>> START SOURCE EXCERPT

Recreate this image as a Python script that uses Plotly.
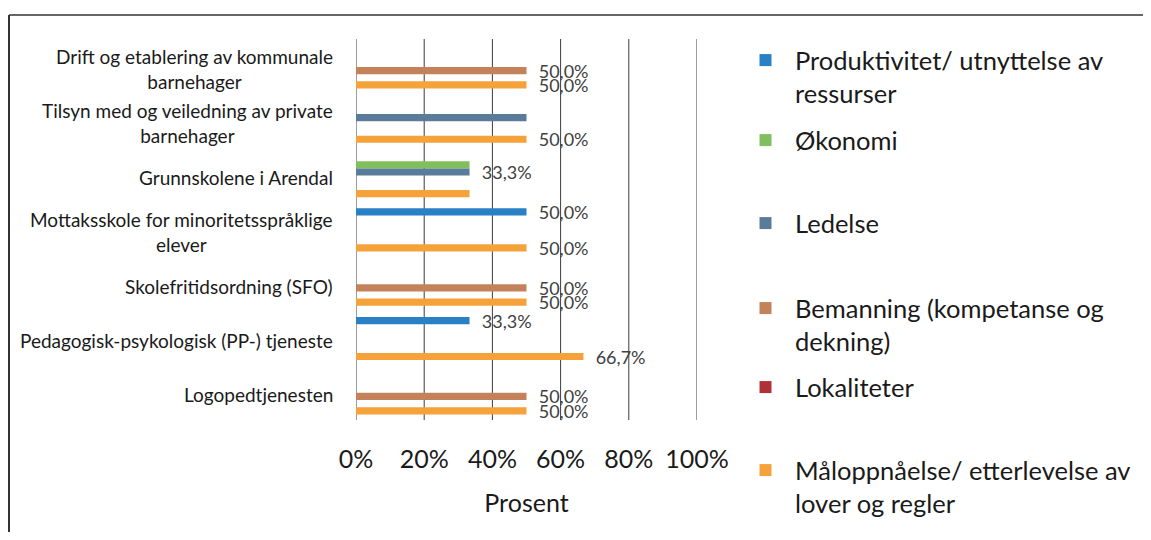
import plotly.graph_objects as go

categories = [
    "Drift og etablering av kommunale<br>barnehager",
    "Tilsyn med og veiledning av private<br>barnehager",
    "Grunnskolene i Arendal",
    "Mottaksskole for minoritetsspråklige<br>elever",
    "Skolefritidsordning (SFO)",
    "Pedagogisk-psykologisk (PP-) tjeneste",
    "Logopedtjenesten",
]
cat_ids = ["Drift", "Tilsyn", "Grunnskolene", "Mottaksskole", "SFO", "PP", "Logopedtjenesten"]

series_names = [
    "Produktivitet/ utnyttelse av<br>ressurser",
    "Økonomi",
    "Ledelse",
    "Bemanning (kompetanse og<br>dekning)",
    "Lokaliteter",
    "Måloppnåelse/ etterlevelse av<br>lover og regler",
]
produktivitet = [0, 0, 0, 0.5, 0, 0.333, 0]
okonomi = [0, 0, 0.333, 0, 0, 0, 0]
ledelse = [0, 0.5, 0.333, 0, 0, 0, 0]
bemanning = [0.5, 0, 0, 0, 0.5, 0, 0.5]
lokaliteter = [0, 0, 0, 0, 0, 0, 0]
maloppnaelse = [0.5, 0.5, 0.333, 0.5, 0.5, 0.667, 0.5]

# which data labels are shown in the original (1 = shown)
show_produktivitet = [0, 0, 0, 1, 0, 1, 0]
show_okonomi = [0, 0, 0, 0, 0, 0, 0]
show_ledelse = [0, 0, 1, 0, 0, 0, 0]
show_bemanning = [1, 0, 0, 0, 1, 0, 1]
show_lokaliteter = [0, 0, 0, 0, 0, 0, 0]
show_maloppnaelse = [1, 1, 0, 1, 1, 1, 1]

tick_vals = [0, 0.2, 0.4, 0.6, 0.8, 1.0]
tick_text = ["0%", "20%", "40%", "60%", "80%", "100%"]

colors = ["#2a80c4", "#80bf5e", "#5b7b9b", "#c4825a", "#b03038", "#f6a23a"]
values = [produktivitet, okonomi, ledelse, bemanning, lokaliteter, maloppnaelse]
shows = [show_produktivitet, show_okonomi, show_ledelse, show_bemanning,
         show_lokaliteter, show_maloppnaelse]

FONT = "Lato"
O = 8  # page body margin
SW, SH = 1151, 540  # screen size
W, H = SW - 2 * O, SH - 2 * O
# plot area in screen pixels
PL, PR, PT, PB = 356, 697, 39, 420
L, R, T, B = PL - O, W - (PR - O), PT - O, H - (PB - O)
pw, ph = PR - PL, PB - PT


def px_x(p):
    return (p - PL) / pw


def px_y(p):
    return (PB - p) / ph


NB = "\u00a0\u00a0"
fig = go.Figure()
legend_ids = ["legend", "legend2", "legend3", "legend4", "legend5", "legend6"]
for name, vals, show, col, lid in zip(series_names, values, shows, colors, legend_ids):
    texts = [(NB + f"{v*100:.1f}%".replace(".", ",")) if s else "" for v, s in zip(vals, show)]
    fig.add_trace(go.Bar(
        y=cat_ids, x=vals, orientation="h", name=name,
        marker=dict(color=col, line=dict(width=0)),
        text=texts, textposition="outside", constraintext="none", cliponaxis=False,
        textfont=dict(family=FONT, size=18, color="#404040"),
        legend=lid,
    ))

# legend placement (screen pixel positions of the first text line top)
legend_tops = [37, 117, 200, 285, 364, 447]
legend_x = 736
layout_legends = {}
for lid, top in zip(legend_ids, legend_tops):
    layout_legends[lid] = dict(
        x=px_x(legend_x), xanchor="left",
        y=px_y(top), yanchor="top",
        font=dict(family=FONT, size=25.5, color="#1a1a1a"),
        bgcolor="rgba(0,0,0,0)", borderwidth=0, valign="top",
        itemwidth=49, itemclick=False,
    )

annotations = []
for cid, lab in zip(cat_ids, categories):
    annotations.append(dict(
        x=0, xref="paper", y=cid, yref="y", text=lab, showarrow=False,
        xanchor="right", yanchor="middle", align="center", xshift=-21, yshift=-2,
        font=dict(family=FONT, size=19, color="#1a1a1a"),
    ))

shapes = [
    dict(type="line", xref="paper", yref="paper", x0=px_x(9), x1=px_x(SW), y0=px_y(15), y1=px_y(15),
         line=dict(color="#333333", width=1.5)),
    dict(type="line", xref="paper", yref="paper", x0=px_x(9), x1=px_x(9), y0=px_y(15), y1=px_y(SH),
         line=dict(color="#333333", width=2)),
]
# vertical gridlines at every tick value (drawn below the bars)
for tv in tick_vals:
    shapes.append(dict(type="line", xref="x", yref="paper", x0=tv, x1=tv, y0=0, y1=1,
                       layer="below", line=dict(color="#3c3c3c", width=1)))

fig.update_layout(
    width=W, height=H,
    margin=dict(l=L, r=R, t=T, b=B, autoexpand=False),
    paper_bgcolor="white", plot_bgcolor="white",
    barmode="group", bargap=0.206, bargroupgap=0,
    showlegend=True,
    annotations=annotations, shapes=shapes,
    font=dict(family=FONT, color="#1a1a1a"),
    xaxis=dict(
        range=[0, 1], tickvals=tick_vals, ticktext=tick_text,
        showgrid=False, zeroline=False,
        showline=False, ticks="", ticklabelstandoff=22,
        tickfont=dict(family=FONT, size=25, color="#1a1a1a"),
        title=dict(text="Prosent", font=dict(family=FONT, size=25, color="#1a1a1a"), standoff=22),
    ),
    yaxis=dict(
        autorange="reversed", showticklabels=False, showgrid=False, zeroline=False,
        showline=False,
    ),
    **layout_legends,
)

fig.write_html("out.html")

>> END SOURCE EXCERPT

GIVEN TASK:
Every line above should be repeated exactly; pictures stay out of the copy.

OUTPUT OF THE EXERCISE:
Recreate this image as a Python script that uses Plotly.
import plotly.graph_objects as go

categories = [
    "Drift og etablering av kommunale<br>barnehager",
    "Tilsyn med og veiledning av private<br>barnehager",
    "Grunnskolene i Arendal",
    "Mottaksskole for minoritetsspråklige<br>elever",
    "Skolefritidsordning (SFO)",
    "Pedagogisk-psykologisk (PP-) tjeneste",
    "Logopedtjenesten",
]
cat_ids = ["Drift", "Tilsyn", "Grunnskolene", "Mottaksskole", "SFO", "PP", "Logopedtjenesten"]

series_names = [
    "Produktivitet/ utnyttelse av<br>ressurser",
    "Økonomi",
    "Ledelse",
    "Bemanning (kompetanse og<br>dekning)",
    "Lokaliteter",
    "Måloppnåelse/ etterlevelse av<br>lover og regler",
]
produktivitet = [0, 0, 0, 0.5, 0, 0.333, 0]
okonomi = [0, 0, 0.333, 0, 0, 0, 0]
ledelse = [0, 0.5, 0.333, 0, 0, 0, 0]
bemanning = [0.5, 0, 0, 0, 0.5, 0, 0.5]
lokaliteter = [0, 0, 0, 0, 0, 0, 0]
maloppnaelse = [0.5, 0.5, 0.333, 0.5, 0.5, 0.667, 0.5]

# which data labels are shown in the original (1 = shown)
show_produktivitet = [0, 0, 0, 1, 0, 1, 0]
show_okonomi = [0, 0, 0, 0, 0, 0, 0]
show_ledelse = [0, 0, 1, 0, 0, 0, 0]
show_bemanning = [1, 0, 0, 0, 1, 0, 1]
show_lokaliteter = [0, 0, 0, 0, 0, 0, 0]
show_maloppnaelse = [1, 1, 0, 1, 1, 1, 1]

tick_vals = [0, 0.2, 0.4, 0.6, 0.8, 1.0]
tick_text = ["0%", "20%", "40%", "60%", "80%", "100%"]

colors = ["#2a80c4", "#80bf5e", "#5b7b9b", "#c4825a", "#b03038", "#f6a23a"]
values = [produktivitet, okonomi, ledelse, bemanning, lokaliteter, maloppnaelse]
shows = [show_produktivitet, show_okonomi, show_ledelse, show_bemanning,
         show_lokaliteter, show_maloppnaelse]

FONT = "Lato"
O = 8  # page body margin
SW, SH = 1151, 540  # screen size
W, H = SW - 2 * O, SH - 2 * O
# plot area in screen pixels
PL, PR, PT, PB = 356, 697, 39, 420
L, R, T, B = PL - O, W - (PR - O), PT - O, H - (PB - O)
pw, ph = PR - PL, PB - PT


def px_x(p):
    return (p - PL) / pw


def px_y(p):
    return (PB - p) / ph


NB = "\u00a0\u00a0"
fig = go.Figure()
legend_ids = ["legend", "legend2", "legend3", "legend4", "legend5", "legend6"]
for name, vals, show, col, lid in zip(series_names, values, shows, colors, legend_ids):
    texts = [(NB + f"{v*100:.1f}%".replace(".", ",")) if s else "" for v, s in zip(vals, show)]
    fig.add_trace(go.Bar(
        y=cat_ids, x=vals, orientation="h", name=name,
        marker=dict(color=col, line=dict(width=0)),
        text=texts, textposition="outside", constraintext="none", cliponaxis=False,
        textfont=dict(family=FONT, size=18, color="#404040"),
        legend=lid,
    ))

# legend placement (screen pixel positions of the first text line top)
legend_tops = [37, 117, 200, 285, 364, 447]
legend_x = 736
layout_legends = {}
for lid, top in zip(legend_ids, legend_tops):
    layout_legends[lid] = dict(
        x=px_x(legend_x), xanchor="left",
        y=px_y(top), yanchor="top",
        font=dict(family=FONT, size=25.5, color="#1a1a1a"),
        bgcolor="rgba(0,0,0,0)", borderwidth=0, valign="top",
        itemwidth=49, itemclick=False,
    )

annotations = []
for cid, lab in zip(cat_ids, categories):
    annotations.append(dict(
        x=0, xref="paper", y=cid, yref="y", text=lab, showarrow=False,
        xanchor="right", yanchor="middle", align="center", xshift=-21, yshift=-2,
        font=dict(family=FONT, size=19, color="#1a1a1a"),
    ))

shapes = [
    dict(type="line", xref="paper", yref="paper", x0=px_x(9), x1=px_x(SW), y0=px_y(15), y1=px_y(15),
         line=dict(color="#333333", width=1.5)),
    dict(type="line", xref="paper", yref="paper", x0=px_x(9), x1=px_x(9), y0=px_y(15), y1=px_y(SH),
         line=dict(color="#333333", width=2)),
]
# vertical gridlines at every tick value (drawn below the bars)
for tv in tick_vals:
    shapes.append(dict(type="line", xref="x", yref="paper", x0=tv, x1=tv, y0=0, y1=1,
                       layer="below", line=dict(color="#3c3c3c", width=1)))

fig.update_layout(
    width=W, height=H,
    margin=dict(l=L, r=R, t=T, b=B, autoexpand=False),
    paper_bgcolor="white", plot_bgcolor="white",
    barmode="group", bargap=0.206, bargroupgap=0,
    showlegend=True,
    annotations=annotations, shapes=shapes,
    font=dict(family=FONT, color="#1a1a1a"),
    xaxis=dict(
        range=[0, 1], tickvals=tick_vals, ticktext=tick_text,
        showgrid=False, zeroline=False,
        showline=False, ticks="", ticklabelstandoff=22,
        tickfont=dict(family=FONT, size=25, color="#1a1a1a"),
        title=dict(text="Prosent", font=dict(family=FONT, size=25, color="#1a1a1a"), standoff=22),
    ),
    yaxis=dict(
        autorange="reversed", showticklabels=False, showgrid=False, zeroline=False,
        showline=False,
    ),
    **layout_legends,
)

fig.write_html("out.html")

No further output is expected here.